How are you testing your layers?

I think we didn’t bother since we kind of expect client applications to make heavy use of threads and even if the client is single-threaded the ordering of events (i.e. calling callbacks when futures become ready) still depends on what order the server responds to requests. That said I don’t think we’d be opposed to say a network option which sets the state of the random number generator.

My personal pet client testing crusade has to do with “in-flight” commits. Usually when a commit future becomes ready, the fdb client has taken great care to ensure that the commit is not in flight. For transaction_timed_out and cluster_version_changed though, the commit might still be in flight! A reasonable user might do the following:

  1. Attempt to commit a transaction
  2. That commit future fails with transaction_timed_out
  3. Read a unique key that was to be set in that transaction
  4. Observe that the key is absent and conclude incorrectly that the transaction did not commit and will never commit
  5. The commit (which has been “in-flight” this whole time) succeeds after the read in step 4

For transaction_timed_out this isn’t so bad, as the default retry loop (i.e. on_error) does not consider transaction_timed_out to be retryable. It does however consider cluster_version_changed to be retryable.

Client buggify does attempt to simulate this situation if you have a timeout set on your transaction.
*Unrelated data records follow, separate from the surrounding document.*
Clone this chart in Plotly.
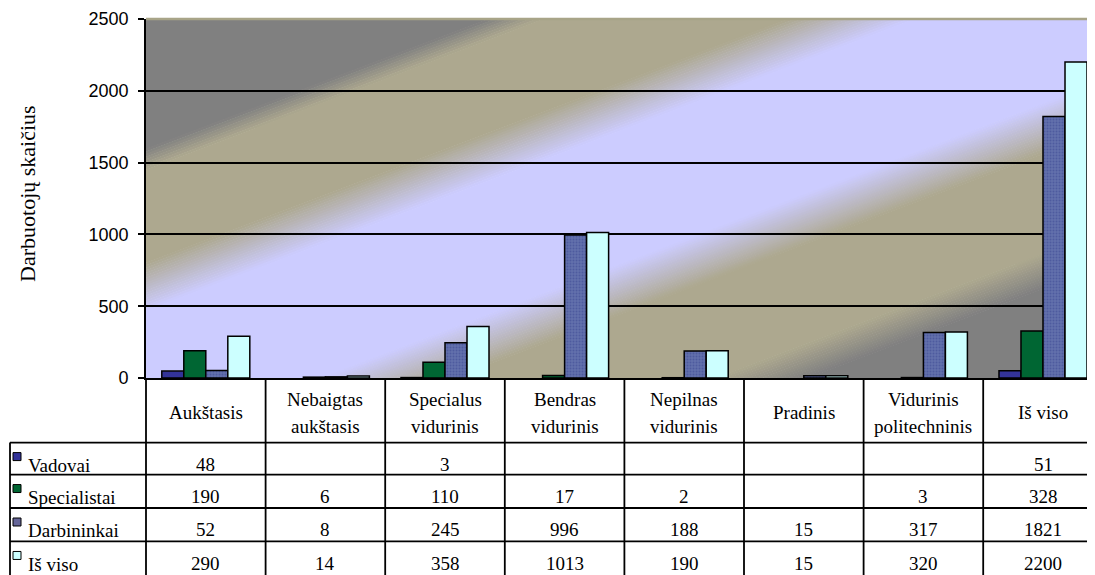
import plotly.graph_objects as go

# ---------------- data ----------------
categories = ["Aukštasis", "Nebaigtas<br>aukštasis", "Specialus<br>vidurinis", "Bendras<br>vidurinis",
              "Nepilnas<br>vidurinis", "Pradinis", "Vidurinis<br>politechninis", "Iš viso"]
series_names = ["Vadovai", "Specialistai", "Darbininkai", "Iš viso"]
vadovai = [48, None, 3, None, None, None, None, 51]
specialistai = [190, 6, 110, 17, 2, None, 3, 328]
darbininkai = [52, 8, 245, 996, 188, 15, 317, 1821]
is_viso = [290, 14, 358, 1013, 190, 15, 320, 2200]
y_ticks = [0, 500, 1000, 1500, 2000, 2500]
y_title = "Darbuotojų skaičius"

series_values = [vadovai, specialistai, darbininkai, is_viso]
series_colors = ["#333399", "#006633", "#6270ac", "#ccffff"]

# ---------------- geometry (reference screen px) ----------------
OFF = 8                      # default page body margin
W, H = 1095 - OFF, 575 - OFF
PL, PR = 146.0, 1095.0      # plot left / right (screen px)
PT, PB = 18.8, 378.3        # plot top / bottom (screen px)
CAT_W = 119.6               # px per category
X0 = -0.5
X1 = X0 + (PR - PL) / CAT_W
YMAX = 2500

def xp(px):  # screen px -> paper x
    return (px - PL) / (PR - PL)

def yp(py):  # screen px -> paper y
    return (PB - py) / (PB - PT)

def px2x(px):  # screen px -> data x
    return X0 + (px - PL) / CAT_W

def py2y(py):  # screen px -> data y
    return (PB - py) / (PB - PT) * YMAX

SERIF = "Liberation Serif, Times New Roman, serif"
SANS = "Liberation Sans, Arial, sans-serif"
TFONT = 19

fig = go.Figure()
for name, vals, col in zip(series_names, series_values, series_colors):
    kw = {}
    if name == "Darbininkai":
        kw = dict(pattern=dict(shape=".", fgcolor="#3a4590", bgcolor="#6270ac",
                               size=3, solidity=0.35))
    fig.add_trace(go.Bar(
        x=list(range(len(categories))), y=vals, name=name,
        marker=dict(color=col, line=dict(color="black", width=1.5), **kw),
        showlegend=False, hoverinfo="skip",
    ))

shapes = []

# ---------- diagonal gradient background ----------
K = 0.38
GRAY = (128, 128, 128)
TAN = (173, 168, 143)
LAV = (204, 204, 255)
stops = [(-2000, GRAY), (204, GRAY), (225, TAN), (318, TAN), (366, LAV),
         (500, LAV), (550, TAN), (650, TAN), (685, GRAY), (3000, GRAY)]

def band(sa, sb, col):
    xa, xb = PL - 20, PR + 20
    pts = [(xa, sa - K * xa), (xb, sa - K * xb), (xb, sb - K * xb), (xa, sb - K * xa)]
    path = "M " + " L ".join(f"{px2x(x):.5f},{py2y(y):.3f}" for x, y in pts) + " Z"
    shapes.append(dict(type="path", path=path, xref="x", yref="y", layer="below",
                       fillcolor="rgb(%d,%d,%d)" % col, line=dict(width=0)))

for (sa, ca), (sb, cb) in zip(stops[:-1], stops[1:]):
    if ca == cb:
        band(sa, sb + 0.6, ca)
    else:
        n = max(1, int((sb - sa) / 2.5))
        for i in range(n):
            a = sa + (sb - sa) * i / n
            b = sa + (sb - sa) * (i + 1) / n
            t = (i + 0.5) / n
            c = tuple(round(ca[j] + (cb[j] - ca[j]) * t) for j in range(3))
            band(a, b + 0.6, c)

# top border of plot area
shapes.append(dict(type="line", xref="paper", yref="paper", x0=0, x1=1, y0=1, y1=1,
                   line=dict(color="#a8a488", width=2.5), layer="above"))

# ---------- data table ----------
ROW_TOP = [443.0, 475.0, 508.5, 542.0]
TABLE_BOTTOM = 580.0
LEFT_X = 10.0
LINE = dict(color="black", width=1.8)
for i in range(len(categories) + 1):
    px = PL + i * CAT_W
    if px > 1100:
        continue
    shapes.append(dict(type="line", xref="paper", yref="paper", x0=xp(px), x1=xp(px),
                       y0=yp(PB), y1=yp(TABLE_BOTTOM), line=LINE))
shapes.append(dict(type="line", xref="paper", yref="paper", x0=xp(LEFT_X), x1=xp(LEFT_X),
                   y0=yp(ROW_TOP[0]), y1=yp(TABLE_BOTTOM), line=LINE))
for rt in ROW_TOP:
    shapes.append(dict(type="line", xref="paper", yref="paper", x0=xp(LEFT_X), x1=1.01,
                       y0=yp(rt), y1=yp(rt), line=LINE))

annotations = []
for i, cat in enumerate(categories):
    lines = cat.split("<br>")
    ys = [413] if len(lines) == 1 else [400, 427]
    for ln, yy in zip(lines, ys):
        annotations.append(dict(x=i, y=yp(yy), xref="x", yref="paper", text=ln,
                                showarrow=False, xanchor="center", yanchor="middle",
                                font=dict(family=SERIF, size=TFONT, color="black")))

for r, (name, vals, col) in enumerate(zip(series_names, series_values, series_colors)):
    rt = ROW_TOP[r]
    key_col = "#666699" if name == "Darbininkai" else col
    shapes.append(dict(type="rect", xref="paper", yref="paper",
                       x0=xp(13), x1=xp(21), y0=yp(rt + 10), y1=yp(rt + 18),
                       fillcolor=key_col, line=dict(color="black", width=1)))
    annotations.append(dict(x=xp(26), y=yp(rt + 23), xref="paper", yref="paper", text=name,
                            showarrow=False, xanchor="left", yanchor="middle",
                            font=dict(family=SERIF, size=TFONT, color="black")))
    for i, v in enumerate(vals):
        if v is None:
            continue
        annotations.append(dict(x=i, y=yp(rt + 22), xref="x", yref="paper", text=str(v),
                                showarrow=False, xanchor="center", yanchor="middle",
                                font=dict(family=SERIF, size=TFONT, color="black")))

annotations.append(dict(x=xp(28), y=yp(194), xref="paper", yref="paper", text=y_title,
                        textangle=-90, showarrow=False, xanchor="center", yanchor="middle",
                        font=dict(family=SERIF, size=22, color="black")))

fig.update_layout(
    width=W, height=H,
    margin=dict(l=PL - OFF, r=W - (PR - OFF), t=PT - OFF, b=H - (PB - OFF), pad=0),
    paper_bgcolor="white", plot_bgcolor="rgba(0,0,0,0)",
    barmode="group", bargap=0.264, bargroupgap=0,
    shapes=shapes, annotations=annotations,
    xaxis=dict(range=[X0, X1], showticklabels=False, ticks="", showgrid=False,
               zeroline=False, showline=True, linecolor="black", linewidth=1.8),
    yaxis=dict(range=[0, YMAX], tickvals=y_ticks, ticktext=[str(t) for t in y_ticks],
               showgrid=True, gridcolor="black", gridwidth=1.6, zeroline=False,
               showline=True, linecolor="black", linewidth=1.8,
               ticks="outside", ticklen=6, tickcolor="black", tickwidth=1.5,
               ticklabelstandoff=6,
               tickfont=dict(family=SANS, size=18, color="black")),
)

fig.write_html("out.html")
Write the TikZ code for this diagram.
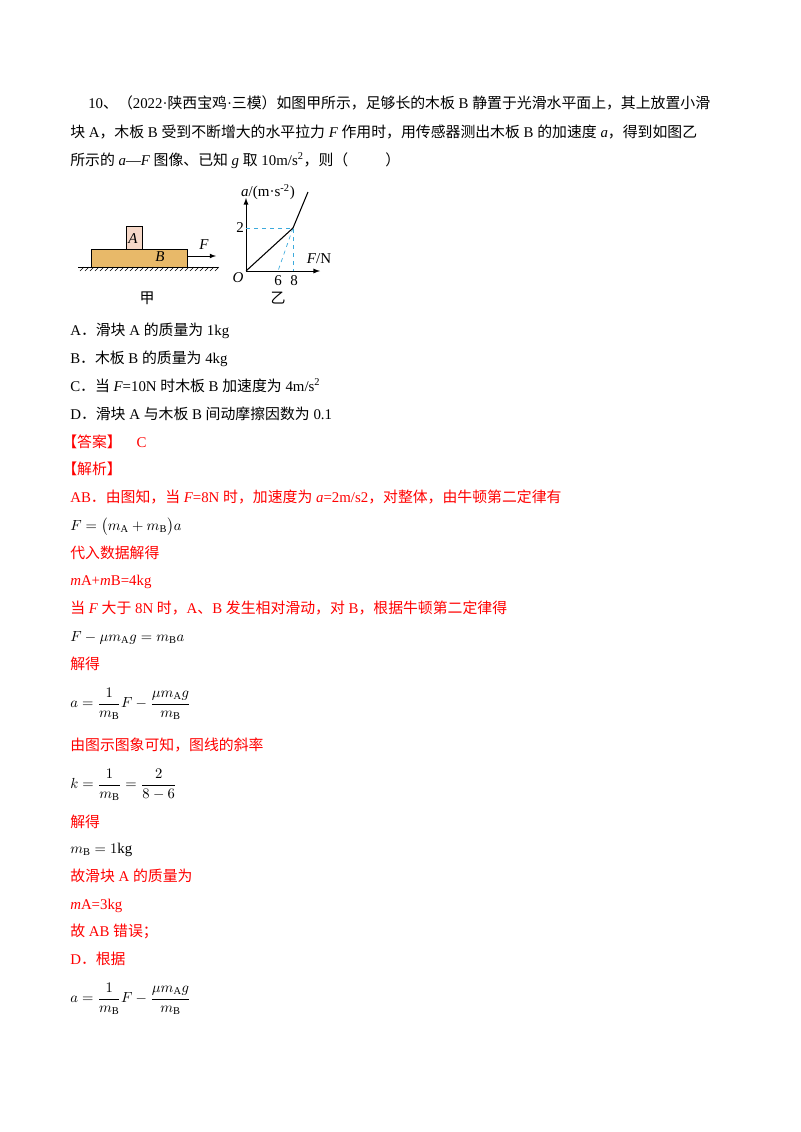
\documentclass[tikz,border=0pt]{standalone}
\usepackage{fontspec}
\usepackage{amsmath}
\setmainfont{Liberation Serif}
\newfontfamily\cjk{Noto Sans CJK SC}
\newXeTeXintercharclass\cjkcls
\makeatletter
\def\setcls#1#2{\count255=#1 \loop\XeTeXcharclass\count255=\cjkcls\ifnum\count255<#2 \advance\count255 1 \repeat}
\makeatother
\setcls{"4E00}{"9FFF}
\setcls{"3000}{"303F}
\setcls{"FF00}{"FFEF}
\XeTeXinterchartokenstate=1
\XeTeXinterchartoks 0 \cjkcls={\cjk}
\XeTeXinterchartoks 4095 \cjkcls={\cjk}
\XeTeXinterchartoks \cjkcls 0={\rmfamily}
\XeTeXinterchartoks \cjkcls 4095={\rmfamily}
\newcommand\iv[1]{{\rmfamily\itshape #1}}
\definecolor{rd}{RGB}{255,0,0}
\definecolor{boardB}{RGB}{232,185,105}
\definecolor{blockA}{RGB}{246,216,200}
\definecolor{dashblue}{RGB}{60,170,220}
\tikzset{ln/.style={anchor=base west,inner sep=0pt,font=\fontsize{11.15}{13}\selectfont},
 rl/.style={ln,text=rd},
 lab/.style={inner sep=0pt,font=\fontsize{11.25}{13}\selectfont}}
\begin{document}
\begin{tikzpicture}[x=0.75pt,y=-0.75pt]
\useasboundingbox[fill=white] (0,0) rectangle (800,1132);
\node[ln] (l1) at (88,108) {10、（2022·陕西宝鸡·三模）如图甲所示，足够长的木板 B 静置于光滑水平面上，其上放置小滑};
\node[ln] (l2) at (70,137) {块 A，木板 B 受到不断增大的水平拉力 \iv{F} 作用时，用传感器测出木板 B 的加速度 \iv{a}，得到如图乙};
\node[ln] (l3) at (70,165) {所示的 \iv{a}—\iv{F} 图像、已知 \iv{g} 取 10m/s\textsuperscript{2}，则（\hspace{2.5em}）};
% figure jia
\draw[fill=boardB,line width=0.5pt] (91,249) rectangle (187,267);
\draw[fill=blockA,line width=0.5pt] (126,226) rectangle (142,249);
\node[lab] (A) at (133,239) {\iv{A}};
\node[lab] (B) at (160,257) {\iv{B}};
\draw[line width=0.7pt] (78,267) -- (218,267);
\foreach \i in {0,...,27} \draw[line width=0.4pt] ({80+\i*5},271) -- ({84+\i*5},267);
\coordinate (fs) at (187,256); \coordinate (fe) at (216,256);
\draw[-latex,line width=0.6pt] (fs) -- (fe);
\node[lab] (F) at (204,245) {\iv{F}};
\node[lab] (jia) at (147,298) {甲};
% graph yi
\coordinate (O) at (246,271);
\coordinate (P) at (293,228);
\coordinate (Q) at (308,192);
\coordinate (x6) at (278,271);
\coordinate (x8) at (293,271);
\coordinate (y2) at (246,228);
\draw[-latex,line width=0.7pt] (O) -- (320,271);
\draw[-latex,line width=0.7pt] (O) -- (246,198);
\draw[dashblue,dashed,line width=0.5pt] (y2) -- (P) -- (x8);
\draw[dashblue,dashed,line width=0.5pt] (P) -- (x6);
\draw[line width=0.8pt] (O) -- (P) -- (Q);
\node[lab] (Ol) at (238,278) {\iv{O}};
\node[lab] (two) at (240,228) {2};
\node[lab] (six) at (278,281) {6};
\node[lab] (eight) at (294,281) {8};
\node[lab] (FN) at (319,259) {\iv{F}/N};
\node[lab] (ay) at (268,192) {\iv{a}/(m·s\textsuperscript{-2})};
\node[lab] (yi) at (278,298) {乙};
% options
\node[ln] (oA) at (70,335) {A．滑块 A 的质量为 1kg};
\node[ln] (oB) at (70,363) {B．木板 B 的质量为 4kg};
\node[ln] (oC) at (70,391) {C．当 \iv{F}=10N 时木板 B 加速度为 4m/s\textsuperscript{2}};
\node[ln] (oD) at (70,419) {D．滑块 A 与木板 B 间动摩擦因数为 0.1};
\node[rl] (ans) at (62,447) {【答案】\quad C};
\node[rl] (jx) at (62,474) {【解析】};
\node[rl] (r1) at (70,502) {AB．由图知，当 \iv{F}=8N 时，加速度为 \iv{a}=2m/s2，对整体，由牛顿第二定律有};
\node[ln] (e1) at (70,530) {$F=\bigl(m_{\mathrm A}+m_{\mathrm B}\bigr)a$};
\node[rl] (r2) at (70,558) {代入数据解得};
\node[rl] (r3) at (70,585) {\iv{m}A+\iv{m}B=4kg};
\node[rl] (r4) at (70,613) {当 \iv{F} 大于 8N 时，A、B 发生相对滑动，对 B，根据牛顿第二定律得};
\node[ln] (e2) at (70,641) {$F-\mu m_{\mathrm A}g=m_{\mathrm B}a$};
\node[rl] (r5) at (70,669) {解得};
\node[ln,anchor=west] (e3) at (70,704) {$a=\dfrac{1}{m_{\mathrm B}}F-\dfrac{\mu m_{\mathrm A}g}{m_{\mathrm B}}$};
\node[rl] (r6) at (70,750) {由图示图象可知，图线的斜率};
\node[ln,anchor=west] (e4) at (70,785) {$k=\dfrac{1}{m_{\mathrm B}}=\dfrac{2}{8-6}$};
\node[rl] (r7) at (70,827) {解得};
\node[ln] (e5) at (70,853) {$m_{\mathrm B}=1\mathrm{kg}$};
\node[rl] (r8) at (70,881) {故滑块 A 的质量为};
\node[rl] (r9) at (70,909) {\iv{m}A=3kg};
\node[rl] (r10) at (70,936) {故 AB 错误；};
\node[rl] (r11) at (70,964) {D．根据};
\node[ln,anchor=west] (e6) at (70,999) {$a=\dfrac{1}{m_{\mathrm B}}F-\dfrac{\mu m_{\mathrm A}g}{m_{\mathrm B}}$};
\end{tikzpicture}
\end{document}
I suppose we could do the same with cluster_version_changed if you’re using the multiversion client (or maybe just unconditionally?)

Developer Guide — FoundationDB 7.1 has some more detail about this (and should probably be updated to mention cluster_version_changed). It also mentions that cancelling a commit future also does not stop that commit from being in-flight.

Here’s a few more popular ways of writing bugs that don’t show up in local testing:

  1. Attempt to maintain an in-memory data structure that is derived from database state. This turns out to be tricky to get right. Importantly, if you set $key to some $value in a transaction, and commit that transaction with $commit_version, you cannot assume that the $key is set to $value at $commit_version. This is because commits are done in batches, and the entire batch of commits gets the same commit version. A transaction appearing later in the batch may have performed a blind write to $key. It’s much easier if you maintain your in-memory data structure based only on reads. If you’re making decisions about what keys to write based on the state of this in-memory data structure this gets even more complicated. I would consider just actually performing the necessary reads to re-derive the data structure in every transaction, but this might cause a read hotspot. Otherwise you could carefully track the read version and keys your data structure is derived from, and use that read version as the read snapshot of your transaction and add those keys to your read conflict range. If you need to avoid a read hotspot and need linearizability (i.e. a fresh read version) then you can look into a scheme using \xff/metadataVersionKey (again also tricky).

  2. Performing operations on a transaction outside of a retry loop. Most bindings come with some kind of doTransaction function that accepts a lambda and implements the default retry loop, so if you use that you probably don’t need to worry about this.

  3. Reading at snapshot isolation. If you don’t test with concurrency then you may find that you’re missing a read conflict you actually wanted.

  4. Interacting with mutable data structures that have a lifetime longer than the body of your retry loop. E.g. if you append to the same list every time you retry.

If you’re using the default retry loop, using snapshot isolation sparingly, testing with concurrency, checking invariants in your data model, and making sure your transactions actually do a lap around the retry loop sometimes you’re probably in pretty good shape.

Btw if you’re using client buggify I would recommend introducing a few bugs intentionally and tweaking the “section_activated” and “section_fired” probabilities until you are actually catching those bugs, but still completing transactions.